Jack Daniel’s is classified as Tennessee Whiskey and not Bourbon. What makes it unique is a combination of factors.
Jack Daniel’s is made from Cave Spring water which has a constant temperature of 13 ºC making it pure and iron-free. It starts as Distillers’ Beer which passes through copper distillation columns which allow precise still control. The Charcoal Mellowing process ensures every drop passes through 10 feet of hard sugar charcoal to remove all bitterness and give a sweet to oaky character. Toasted and charred new white oak barrels are used where charring gives it the oak character and the toasting imparts sweetness. The result is a whiskey unlike any other.
The first whiskey on taste, Gentleman Jack, is one that is often recommended to a novice or someone who says they don’t enjoy the taste of whiskey. It is the softest, lightest and sweetest of the Jack Daniel’s family which is the result of twice charcoal mellowing.
Described as clean and uncomplicated on the nose, it has caramel and vanilla notes, less oak and does not linger much on the palate. There is a tingling sensation at the tip of the tongue followed by warmth on back of throat but less on the finish. Gentleman Jack is popular in a Manhattan cocktail because of the absence of the finish.
The tasting is paired with a canapé of grilled quail breast in Gentleman Jack marinade.
Next was the Single Barrel, a more complex whiskey that makes a statement. Deep caramel in colour, it has intensity on the nose with wood notes and an earthy character. Sweet and oaky with a long warm finish, it opens up mid palate with a lot of flavour at the back of the throat.
Not one for Jack and Coke fans, this is for those who enjoy the taste of whiskey, and it fares well in cocktails where the base spirit is the primary flavour.
The tasting is paired with a ham and cheese croquette.
Jack Daniel’s Old No. 7 may need little introduction. Popular in Jack and Coke, it is the number one selling whiskey in the world.

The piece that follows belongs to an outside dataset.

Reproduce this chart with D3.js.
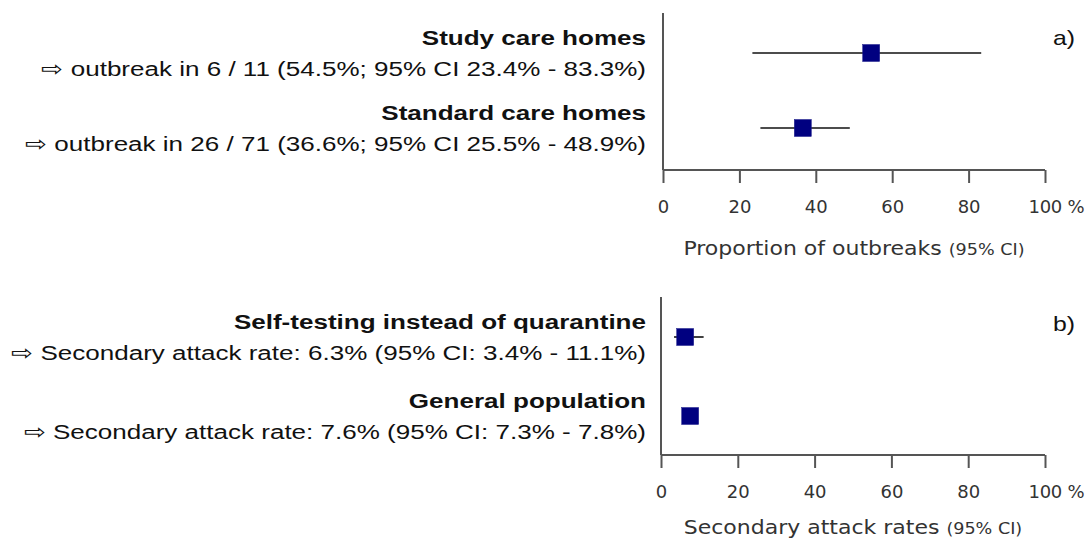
<!DOCTYPE html>
<html>
<head>
<meta charset="utf-8">
<style>
  body { margin: 0; background: #fff; }
  .lab { font-family: "Liberation Sans", Arial, sans-serif; fill: #111; }
  .lab.bold { font-weight: bold; }
  .axis text { font-family: "DejaVu Sans", Verdana, sans-serif; font-size: 18px; fill: #333; }
  .axis path, .axis line { stroke: #555; stroke-width: 2px; }
  .ttl { font-family: "DejaVu Sans", Verdana, sans-serif; fill: #333; }
</style>
</head>
<body>
<svg id="chart" width="1090" height="541"></svg>
<script src="https://cdn.jsdelivr.net/npm/d3@7/dist/d3.min.js"></script>
<script>
// panel a
var aNames = ["Study care homes", "Standard care homes"];
var aNotes = ["\u21E8 outbreak in 6 / 11 (54.5%; 95% CI 23.4% - 83.3%)",
              "\u21E8 outbreak in 26 / 71 (36.6%; 95% CI 25.5% - 48.9%)"];
var aEst = [54.5, 36.6];
var aLow = [23.4, 25.5];
var aHigh = [83.3, 48.9];

// panel b
var bNames = ["Self-testing instead of quarantine", "General population"];
var bNotes = ["\u21E8 Secondary attack rate: 6.3% (95% CI: 3.4% - 11.1%)",
              "\u21E8 Secondary attack rate: 7.6% (95% CI: 7.3% - 7.8%)"];
var bEst = [6.3, 7.6];
var bLow = [3.4, 7.3];
var bHigh = [11.1, 7.8];

var ticks = [0, 20, 40, 60, 80, 100];

var svg = d3.select("#chart");
var stretch = 1.24; // the labels in the source are drawn wide

function label(g, x, y, size, cls, txt) {
  g.append("text").attr("class", cls)
    .attr("transform", "translate(" + x + "," + y + ") scale(" + stretch + ",1)")
    .attr("text-anchor", "end").attr("font-size", size + "px").text(txt);
}

function panel(opt) {
  var g = svg.append("g");
  var x = d3.scaleLinear().domain([0, 100]).range([opt.x0, 1045]);
  var y = d3.scalePoint().domain(opt.names).range([opt.p0, opt.p1]);

  g.append("line")
    .attr("x1", opt.x0).attr("x2", opt.x0)
    .attr("y1", opt.top).attr("y2", opt.axisY)
    .attr("stroke", "#555").attr("stroke-width", 2);

  var ax = g.append("g").attr("class", "axis")
    .attr("transform", "translate(0," + opt.axisY + ")")
    .call(d3.axisBottom(x).tickValues(ticks).tickSize(13).tickSizeOuter(0)
      .tickFormat(function(d) { return d === 100 ? "100 %" : d; }));
  ax.select(".domain").attr("d", "M" + opt.x0 + ",0H1045");
  ax.selectAll(".tick text").attr("y", 30).attr("dy", "0.71em");
  ax.selectAll(".tick").filter(function(d) { return d === 100; }).select("text")
    .attr("text-anchor", "start").attr("x", -17).attr("letter-spacing", "-0.3px");

  var t = g.append("text").attr("class", "ttl")
    .attr("transform", "translate(" + (opt.x0 + 1045) / 2 + "," + (opt.axisY + opt.titleDy) + ") scale(1.1,1)")
    .attr("text-anchor", "middle");
  t.append("tspan").attr("font-size", "20px").text(opt.title + " ");
  t.append("tspan").attr("font-size", "16px").text("(95% CI)");

  label(g, 1075, opt.tagY, 20, "lab", opt.tag);

  opt.names.forEach(function(n, i) {
    var cy = y(n);
    label(g, 646, cy - 8.5, 21, "lab bold", n);
    label(g, 646, cy + 23, 21, "lab", opt.notes[i]);
    g.append("line")
      .attr("x1", x(opt.low[i])).attr("x2", x(opt.high[i]))
      .attr("y1", cy).attr("y2", cy)
      .attr("stroke", "#111").attr("stroke-width", 1.6);
    g.append("rect")
      .attr("x", x(opt.est[i]) - 8.5).attr("y", cy - 8.5)
      .attr("width", 17).attr("height", 17)
      .attr("fill", "#000080").attr("stroke", "#1a1a8a").attr("stroke-width", 0.5);
  });
}

panel({names: aNames, notes: aNotes, est: aEst, low: aLow, high: aHigh,
       x0: 663, top: 13, axisY: 170, p0: 53, p1: 128, tagY: 45, titleDy: 85,
       title: "Proportion of outbreaks", tag: "a)"});
panel({names: bNames, notes: bNotes, est: bEst, low: bLow, high: bHigh,
       x0: 661, top: 297, axisY: 455, p0: 337, p1: 416, tagY: 331, titleDy: 79,
       title: "Secondary attack rates", tag: "b)"});
</script>
</body>
</html>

Old No. 7 doesn’t have the sweet start of Gentleman Jack, and it’s not as creamy, long and lingering as Single Barrel but it has a balance of sweet and oak character with vanilla on the tip of tongue.

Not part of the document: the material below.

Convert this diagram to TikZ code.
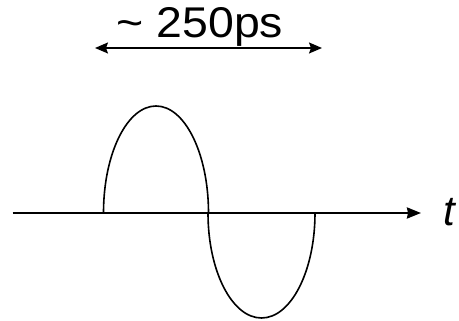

Old No. 7 was paired with a wild mushroom tart with truffle oil.
L to R: ham and cheese croquette; wild mushroom tart with truffle oil; grilled quail breast in Gentleman Jack marinade
Guests were also treated to a surprise tasting of Tennessee Honey, the latest member of the Jack Daniel’s family introduced in April 2011, soon to be released in Australia. (edit – July 2012, now available)

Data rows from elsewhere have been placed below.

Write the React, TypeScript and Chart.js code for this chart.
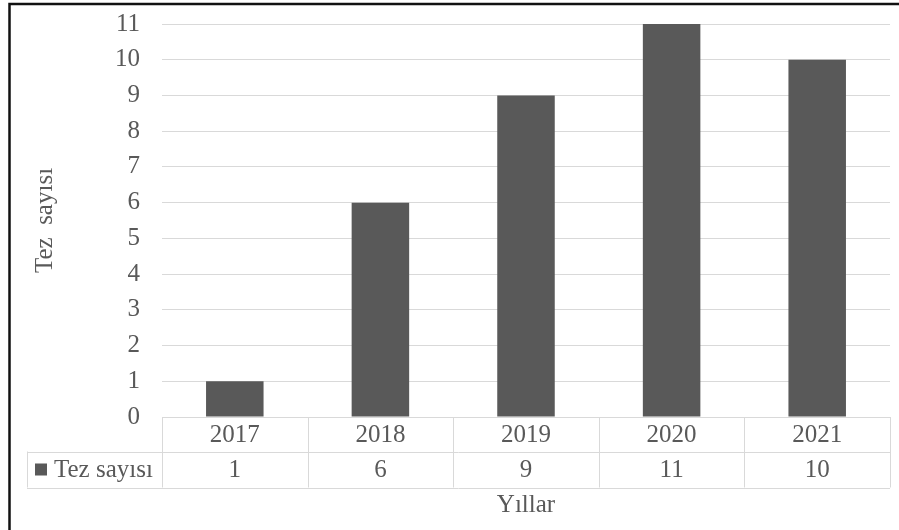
import React, { useEffect, useRef } from "react";
import { Chart, registerables } from "chart.js";

Chart.register(...registerables);

const categories = ["2017", "2018", "2019", "2020", "2021"];
const values = [1, 6, 9, 11, 10];
const seriesName = "Tez sayısı";
const yTitle = "Tez  sayısı";
const xTitle = "Yıllar";
const yMin = 0;
const yMax = 11;

const FONT = "'Liberation Serif', 'Times New Roman', serif";
const FS = 25;
const TEXT = "#595959";
const GRID = "#d9d9d9";
const BAR = "#595959";

const tablePlugin = {
  id: "dataTable",
  afterDraw(chart: any) {
    const { ctx, chartArea } = chart;
    const x = chart.scales.x;
    const n = categories.length;
    const w = (x.right - x.left) / n;
    const top = chartArea.bottom;
    const r1 = top + 34.5;
    const r2 = r1 + 36;
    const legendLeft = 27;
    const px = (v: number) => Math.round(v) + 0.5;

    ctx.save();
    ctx.strokeStyle = GRID;
    ctx.lineWidth = 1;
    ctx.beginPath();
    ctx.moveTo(x.left, px(top));
    ctx.lineTo(x.right, px(top));
    ctx.moveTo(legendLeft, px(r1));
    ctx.lineTo(x.right, px(r1));
    ctx.moveTo(legendLeft, px(r2));
    ctx.lineTo(x.right, px(r2));
    for (let i = 0; i <= n; i++) {
      const xx = px(x.left + i * w);
      ctx.moveTo(xx, top);
      ctx.lineTo(xx, r2);
    }
    ctx.moveTo(px(legendLeft), r1);
    ctx.lineTo(px(legendLeft), r2);
    ctx.stroke();

    ctx.fillStyle = TEXT;
    ctx.font = `${FS}px ${FONT}`;
    ctx.textAlign = "center";
    ctx.textBaseline = "middle";
    categories.forEach((c, i) => {
      const cx = x.getPixelForValue(i);
      ctx.fillText(c, cx, (top + r1) / 2 + 1);
      ctx.fillText(String(values[i]), cx, (r1 + r2) / 2 + 1);
    });

    // legend key
    ctx.fillStyle = BAR;
    ctx.fillRect(35, (r1 + r2) / 2 - 6, 12, 12);
    ctx.fillStyle = TEXT;
    ctx.textAlign = "left";
    ctx.fillText(seriesName, 54, (r1 + r2) / 2 + 1);

    // outer frame (top and left edges)
    ctx.strokeStyle = "#111";
    ctx.lineWidth = 2.5;
    ctx.beginPath();
    ctx.moveTo(9.5, chart.height);
    ctx.lineTo(9.5, 4);
    ctx.lineTo(chart.width, 4);
    ctx.stroke();
    ctx.restore();
  },
};

export default function App() {
  const ref = useRef<HTMLCanvasElement>(null);

  useEffect(() => {
    if (!ref.current) return;
    const chart = new Chart(ref.current, {
      type: "bar",
      data: {
        labels: categories,
        datasets: [
          {
            label: seriesName,
            data: values,
            backgroundColor: BAR,
            borderWidth: 0,
            categoryPercentage: 1,
            barPercentage: 0.395,
          },
        ],
      },
      options: {
        animation: false,
        responsive: true,
        maintainAspectRatio: false,
        devicePixelRatio: 1,
        layout: { padding: { top: 24, right: 9, left: 0, bottom: 0 } },
        plugins: {
          legend: { display: false },
          tooltip: { enabled: false },
        },
        scales: {
          x: {
            grid: { display: false, drawTicks: false },
            border: { display: false },
            ticks: { display: false },
            title: {
              display: true,
              text: xTitle,
              color: TEXT,
              font: { family: FONT, size: FS },
              padding: { top: 0, bottom: 10 },
            },
            afterFit: (s: any) => {
              s.height = 113;
            },
          },
          y: {
            min: yMin,
            max: yMax,
            grid: { color: GRID, drawTicks: false, lineWidth: 1 },
            border: { display: false },
            ticks: {
              stepSize: 1,
              padding: 22,
              color: TEXT,
              font: { family: FONT, size: FS },
            },
            title: {
              display: true,
              text: yTitle,
              color: TEXT,
              font: { family: FONT, size: FS },
              padding: { top: 30, bottom: 0 },
            },
            afterFit: (s: any) => {
              s.width = 162;
              s.paddingTop = 0;
              s.paddingBottom = 0;
            },
          },
        },
      },
      plugins: [tablePlugin],
    });
    return () => chart.destroy();
  }, []);

  return (
    <div style={{ position: "absolute", left: 0, top: 0, width: 899, height: 530, background: "#fff" }}>
      <canvas ref={ref} />
    </div>
  );
}
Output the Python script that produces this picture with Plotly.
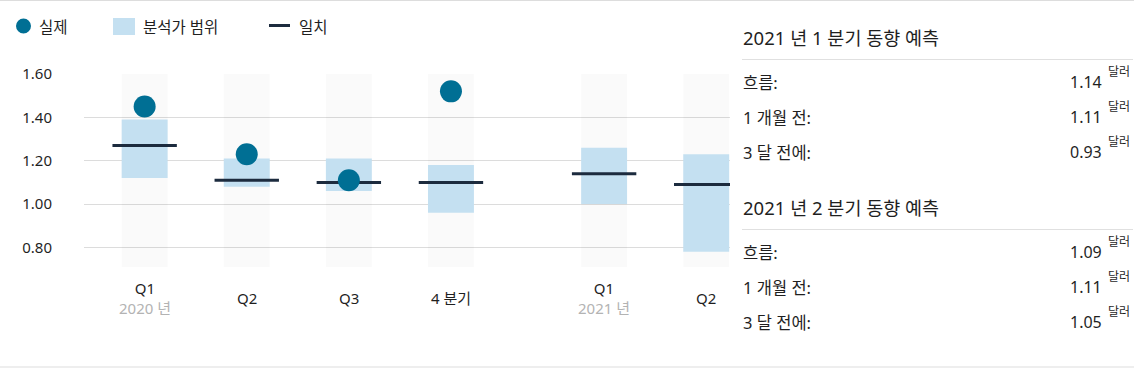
import plotly.graph_objects as go

# ---------------- data ----------------
quarters = ["Q1", "Q2", "Q3", "4 분기", "Q1", "Q2"]
years = ["2020 년", "", "", "", "2021 년", ""]
actual = [1.45, 1.23, 1.11, 1.52, None, None]
range_low = [1.12, 1.08, 1.06, 0.96, 1.00, 0.78]
range_high = [1.39, 1.21, 1.21, 1.18, 1.26, 1.23]
consensus = [1.27, 1.11, 1.10, 1.10, 1.14, 1.09]

legend_labels = ["실제", "분석가 범위", "일치"]

panel_titles = ["2021 년 1 분기 동향 예측", "2021 년 2 분기 동향 예측"]
row_labels = ["흐름:", "1 개월 전:", "3 달 전에:"]
panel_values = [[1.14, 1.11, 0.93], [1.09, 1.11, 1.05]]
unit = "달러"

# ---------------- layout constants ----------------
W, H = 1134, 368
FONT = "Noto Sans, Noto Sans CJK KR, sans-serif"
TXT = "#1f1f1f"
DOT = "#006f94"
BOX = "#c4e0f1"
LINE = "#1c2b3e"
Y_MIN, Y_MAX = 0.71, 1.60
BAR_W = 0.45

# positions: one unit per quarter, extra half-unit gap between years
pos = []
p = 0.0
for i, y in enumerate(years):
    if i > 0 and y:
        p += 0.5
    pos.append(p)
    p += 1.0


def px(x):
    return x / W


def py(y):
    return 1 - y / H


fig = go.Figure()

# background columns
fig.add_trace(go.Bar(
    x=pos, y=[Y_MAX - Y_MIN] * len(pos), base=[Y_MIN] * len(pos),
    width=BAR_W, marker=dict(color="rgba(0,0,0,0.02)", line=dict(width=0)),
    hoverinfo="skip", showlegend=False))

# analyst range
fig.add_trace(go.Bar(
    x=pos, y=[h - l for h, l in zip(range_high, range_low)], base=range_low,
    width=BAR_W, marker=dict(color=BOX, line=dict(width=0)),
    hoverinfo="skip", showlegend=False))

# consensus
fig.add_trace(go.Scatter(
    x=pos, y=consensus, mode="markers",
    marker=dict(symbol="line-ew", size=46, line=dict(color=LINE, width=3)),
    hoverinfo="skip", showlegend=False))

# actual
fig.add_trace(go.Scatter(
    x=pos, y=actual, mode="markers",
    marker=dict(color=DOT, size=22, line=dict(width=0)),
    hoverinfo="skip", showlegend=False))

fig.update_layout(
    barmode="overlay",
    width=W, height=H,
    margin=dict(l=0, r=0, t=0, b=0, pad=0, autoexpand=False),
    paper_bgcolor="white", plot_bgcolor="white",
    font=dict(family=FONT, color=TXT, size=15),
    xaxis=dict(domain=[px(84), px(730)], range=[-0.594, 5.733],
               showgrid=False, zeroline=False, showticklabels=False,
               fixedrange=True),
    yaxis=dict(domain=[py(267), py(74)], range=[Y_MIN, Y_MAX],
               tickvals=[0.8, 1.0, 1.2, 1.4, 1.6], tickformat=".2f",
               showgrid=True, gridcolor="#dcdcdc", gridwidth=1,
               zeroline=False, showline=False, ticks="",
               ticklabelstandoff=31, tickfont=dict(size=15, color=TXT),
               fixedrange=True),
)

annotations = []
shapes = []

# x labels
for x, q, yr in zip(pos, quarters, years):
    text = q if not yr else f"{q}<br><span style='color:#b3b3b3'>{yr}</span>"
    annotations.append(dict(x=x, xref="x", y=py(298), yref="paper", text=text,
                            showarrow=False, xanchor="center", yanchor="middle",
                            align="center", font=dict(size=15, color=TXT)))

# legend
shapes.append(dict(type="circle", xref="paper", yref="paper",
                   x0=px(16), x1=px(31), y0=py(18.5), y1=py(33.5),
                   fillcolor=DOT, line=dict(width=0)))
shapes.append(dict(type="rect", xref="paper", yref="paper",
                   x0=px(113), x1=px(135), y0=py(18), y1=py(35),
                   fillcolor=BOX, line=dict(width=0)))
shapes.append(dict(type="line", xref="paper", yref="paper",
                   x0=px(269), x1=px(290), y0=py(25.5), y1=py(25.5),
                   line=dict(color=LINE, width=3)))
for lx, lab in zip([37, 141, 297], legend_labels):
    annotations.append(dict(x=px(lx), y=py(27), xref="paper", yref="paper",
                            text=lab, showarrow=False, xanchor="left",
                            yanchor="middle", font=dict(size=15.5, color=TXT)))

# page borders
shapes.append(dict(type="line", xref="paper", yref="paper", x0=0, x1=1,
                   y0=py(0.5), y1=py(0.5), line=dict(color="#dddddd", width=1)))
shapes.append(dict(type="line", xref="paper", yref="paper", x0=0, x1=1,
                   y0=py(367), y1=py(367), line=dict(color="#dddddd", width=1)))

# right panels
panel_tops = [37.5, 207.5]
for top, title, vals in zip(panel_tops, panel_titles, panel_values):
    annotations.append(dict(x=px(741), y=py(top), xref="paper", yref="paper",
                            text=title, showarrow=False, xanchor="left",
                            yanchor="middle", font=dict(size=18.5, color=TXT)))
    div_y = top + 22
    shapes.append(dict(type="line", xref="paper", yref="paper",
                       x0=px(742), x1=px(1133), y0=py(div_y), y1=py(div_y),
                       line=dict(color="#e0e0e0", width=1)))
    for k, (lab, v) in enumerate(zip(row_labels, vals)):
        ry = top + 44.5 + k * 35.2
        annotations.append(dict(x=px(741), y=py(ry), xref="paper", yref="paper",
                                text=lab, showarrow=False, xanchor="left",
                                yanchor="middle", font=dict(size=16.5, color=TXT)))
        annotations.append(dict(x=px(1104), y=py(ry), xref="paper", yref="paper",
                                text=f"{v:.2f}", showarrow=False, xanchor="right",
                                yanchor="middle", font=dict(size=16, color=TXT)))
        annotations.append(dict(x=px(1106), y=py(ry - 10.5), xref="paper", yref="paper",
                                text=unit, showarrow=False, xanchor="left",
                                yanchor="middle", font=dict(size=12, color=TXT)))

fig.update_layout(annotations=annotations, shapes=shapes)
fig.write_html(
    "out.html",
    config={"displayModeBar": False},
    post_script=(
        "document.body.style.margin='0';document.body.style.padding='0';"
        "document.body.style.overflow='hidden';"
        "var d=document.getElementById('{plot_id}');"
        "d.style.position='fixed';d.style.top='0px';d.style.left='0px';"
    ),
)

“Everybody is buzzing about it,” Jeff Arnett said about the fastest growing brand.
The whiskey, which is made by bringing Old No. 7 to 35% ABV and rounding off the edges by adding honey, was designed to introduce new drinkers to the Jack Daniel’s family. It has a sweet and nutty flavour, with maple character, honey and molasses, making it a drink that can be used in cocktails as well as sipped neat.
L to R: Gentleman jack, Single Barrel, Old No. 7, Tennessee Honey
Jeff Arnett regaled guests with stories of life in Lynchburg, Tennessee, a dry county where alcohol cannot be sold before opening the floor to questions.
Jeff Arnett signing certificates of appreciation and gift boxes
When it comes to the Jack Daniel’s point of difference, Jeff Arnett summed it up in a sentence. “It’s in the taste, and it doesn’t taste anything like the rest.”
Get to Know Jack was held on 21 March 2012 at the Byron Kennedy Hall at the Entertainment Quarter in Sydney.